The Master & Dynamic noise-canceling headphones that were waiting for me at my seat were of excellent quality.
It’s an added bonus when airlines make an effort to invest in the best quality products and brands for their customers.
I liked that the headphone set had a dedicated hook to store them when they weren’t being used.
Before landing, headphones were collected and replaced with in-ear buds so I could continue watching (and crying at) “Love, Simon.”
Nothing untoward to report here — 10/10 for cleanliness.
Mint passengers had the use of 2 bathrooms at the front of the cabin. Those sitting in Core also had access to 2 bathrooms, though these were situated all the way at the rear galley.
A message over the PA just after take-off stipulated that by law, guests must use the restrooms that were assigned to their specific cabins and that under no circumstances were you allowed to use the other bathrooms.
Another first for me — the loo had automatic seats and flush. I had never seen this on a plane before, and it’s something I’d like to see all airlines adopting.
This picture was taken in the smaller of the 2 restrooms. Loos on smaller jets like the A321 tend to be a bit of a squeeze and this was no exception.
Announcements were made frequently throughout the flight in regards to mask-wearing and included a reminder that “masks should be replaced between bites and sips” — something I haven’t heard announced on a flight in all my pandemic-era flying.
I’ll summarise briefly by saying that each of the 5 cabin crew members who worked this flight is a credit to JetBlue.
Down in Mint, I was looked after by Cesar (who was the purser), Mike, and Bill. In Core, Chelsea was looked after by Leanne and Ryan.
I spoke with each and every member of the flight and cabin crew and I want to say a personal thank you to each and every one of them for making my first long-haul flight with JetBlue an experience that I will never, ever forget.
The team was well-oiled and it was clear they worked incredibly well together as a team.
As this is the only international route that the airline operates, this crew is dedicated to operating from New York to London and gets to learn how each other works.

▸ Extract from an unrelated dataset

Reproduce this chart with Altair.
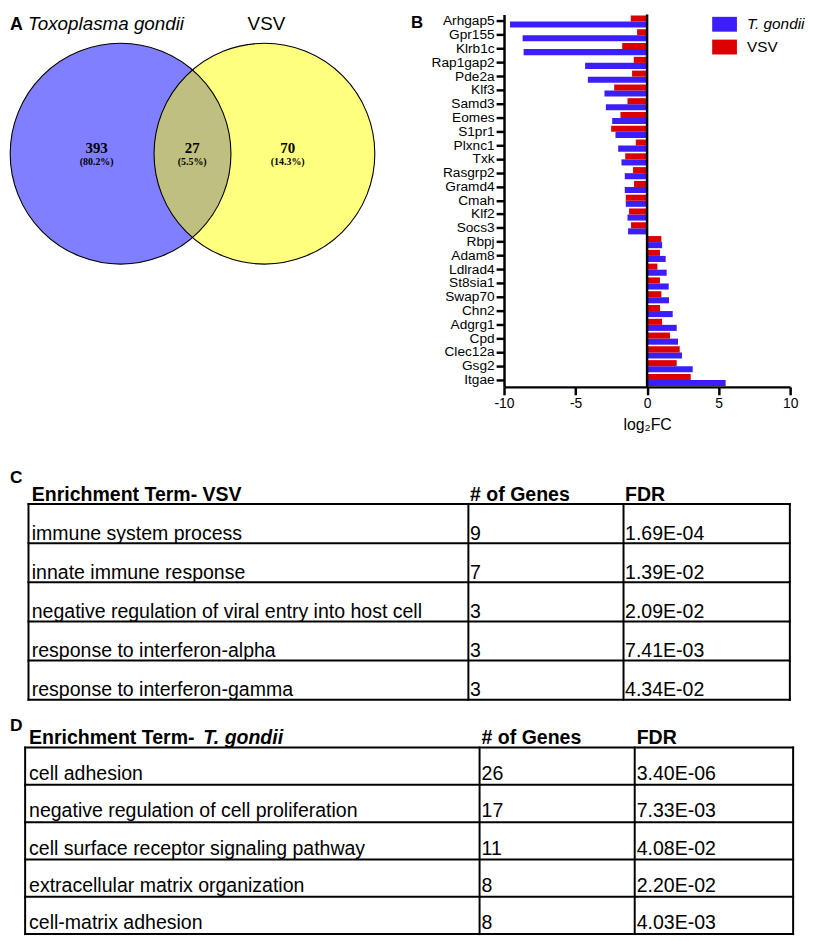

As we were close to landing, I thanked Cesar for everything and said that it was an honor to be served by a team who clearly love what they do and are meant to be in the skies.
A couple of minutes later, Leanne came around with a handwritten note for each passenger in Mint.

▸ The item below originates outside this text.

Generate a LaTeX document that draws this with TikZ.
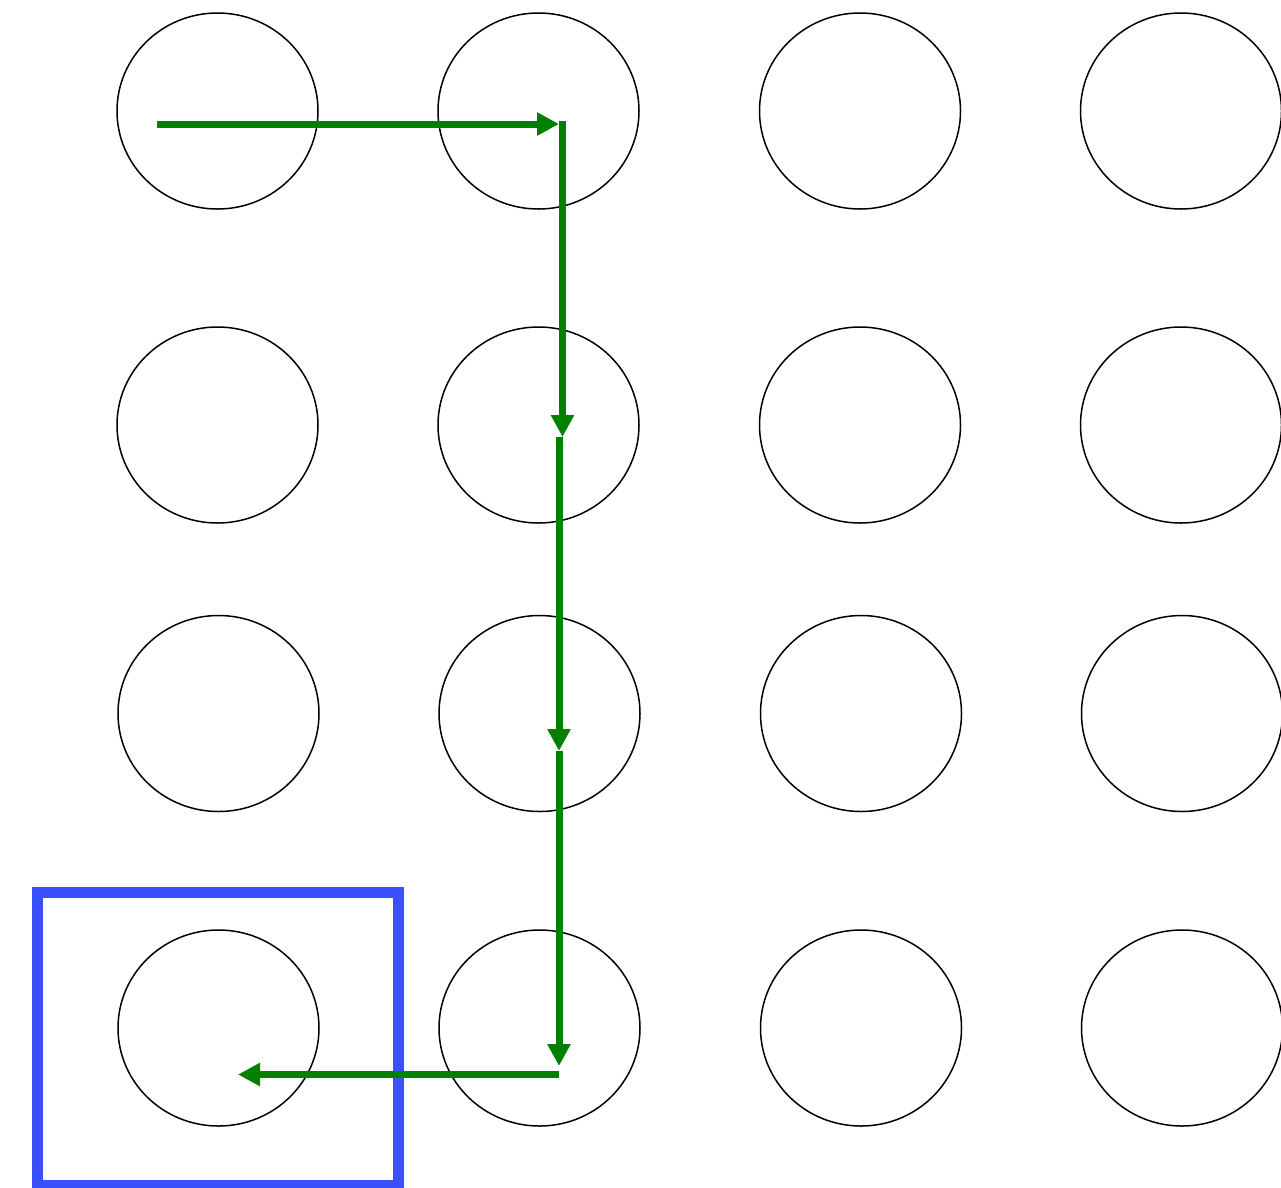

By this point, I was a fair few drinks in and mile-high emotions were running high. Needless to say, this note brought a tear to my eye.
It was quite a poignant moment seeing the American coastline for the first time again after leaving it behind for what would unknowingly be the last time in a long while back in 2019.
We were welcomed with the hottest of firey sunsets of the Long Island Sound.
After 8 hours and 17 minutes in the air, we touched down at 6:13 p.m. — 26 minutes later than scheduled.
What then ensued was nothing short of magic. We breezed straight through passport control where there was no line whatsoever and our bags were already on the carousel waiting for us. We got from touching down at JFK to getting off the LIRR at Penn Station in just 1 hour and 9 minutes!
JetBlue Mint is my favorite business class product to fly across the Atlantic. There, I said it.
Flights like this make me feel even more grateful than ever to call this my job.
Hopefully, the Heathrow fast track issue will get fixed soon to make that part of the experience even more business-class-like.
It’s also a shame that for those of us living in the U.K., there’s no easy way for us to redeem points on JetBlue flights as none of our credit cards have JetBlue as a transfer partner.
If London and Europe continue to be a key market for JetBlue as the airline grows, then making points earning and spending a possibility for Europeans would be beneficial for both the airline and passengers alike.